A winning innocence … Miriam Nyarko, right, and Toby De Salis in The Lost Spells Photograph: Greta Zabulyte/PR

In this new musical, spawned by the children’s book from Robert Macfarlane and Jackie Morris, we are led into an enchanting woodland world by Jay, who is so overcome by nerves on her first day at school that she forgets her name and is on a mission to find it.

Some of the poetry of the book is incorporated into Matt Borgatti’s charming script but it is Mary Erskine and Will Dollard’s music that leads the drama. The actors are musicians, too, and the drums, saxophone, guitar, bass and banjo become characters in their own right. In Andy Barry’s production, the instruments are on stage before the actors enter and they embody the sights and sounds of the natural world: the bass becomes a swaying tree in one moment and the drum kit resembles a woodpecker’s unruly racket.
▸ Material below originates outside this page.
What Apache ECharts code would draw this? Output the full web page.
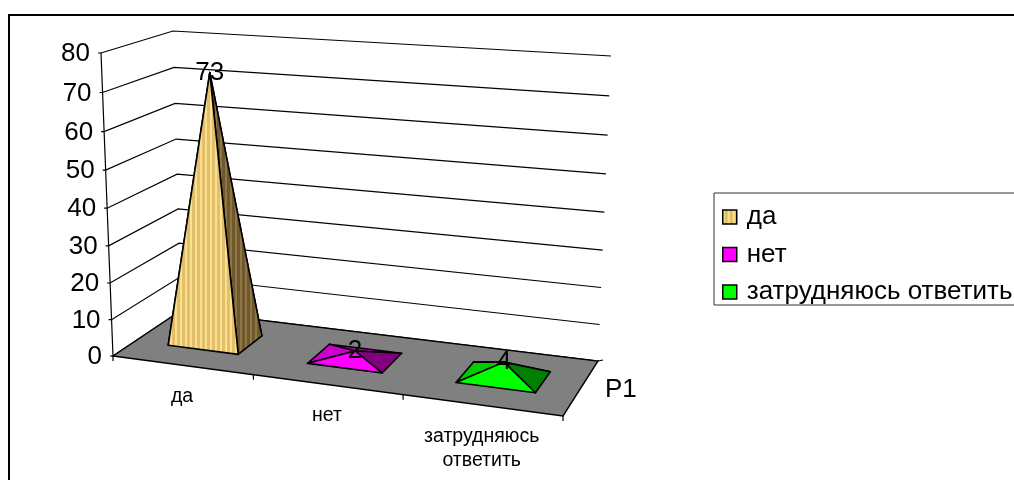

As something of a latter-day Alice, Jay (Miriam Nyarko) is taken into this wonderland by a cockney fox (Alex Wingfield) who resembles one of Fagin’s Victorian hustlers in Oliver Twist and promptly pinches Jay’s phone. Then comes a courteous hare (Toby De Salis), a preening jackdaw (Paula James) and best of all, the rocking woodpecker (Lucy Yates), who sports a red mohican and creates a mischievous storm of sounds on the drums. Their entries elicit an eclectic array of songs, from a cabaret number by the jackdaw to the Celtic sounds of a sea shanty by a seal. Nyarko exudes a winning innocence and has the strongest singing voice.
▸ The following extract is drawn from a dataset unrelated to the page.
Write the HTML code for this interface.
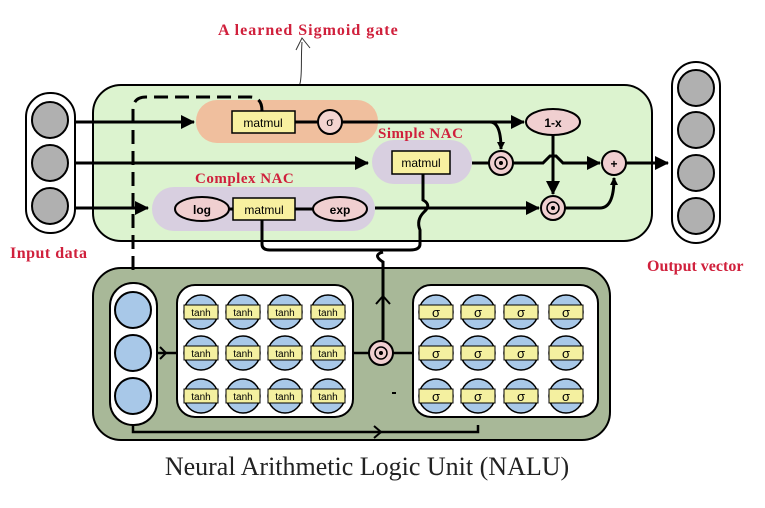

Sweet whimsy … The Lost Spells.
Sweet whimsy … Paula James, Toby De Salis, Miriam Nyarko and Alex Wingfield in The Lost Spells Photograph: PR

Sweet whimsy dominates the first half, which has a few disjointed moments, but the show gets smoother, picking up its pace. Erskine and Dollard’s tunes require sometimes awkward shifts and not every singer hits the most difficult notes but the elegance, invention and abundant sense of magic in this musical wins out.

There is beautiful puppetry designed by Amber Donovan Kahn and lovely visual abstractions in Hannah Sibai’s set including artfully fluttering ocean waves and a giant luminous globe which looks like an oversized pop-up of Morris’s illustration in the book.

The nature on our doorstep so often goes unobserved but contains wonders, Jay discovers. “What takes years to grow takes second to crush,” we are told. It is a reminder that every acorn, tree and dandelion is a world in itself and a sacred part of our own.

• At Watford Palace theatre until 8 April; then at Polka theatre, London, 13 April-7 May; and Theatre By the Lake, Keswick, 24 May-3 June.

• The introduction of this article was amended on 2 April 2023 to credit Jackie Morris as co-author of the book, in line with the information provided in the subheading and elsewhere in the text.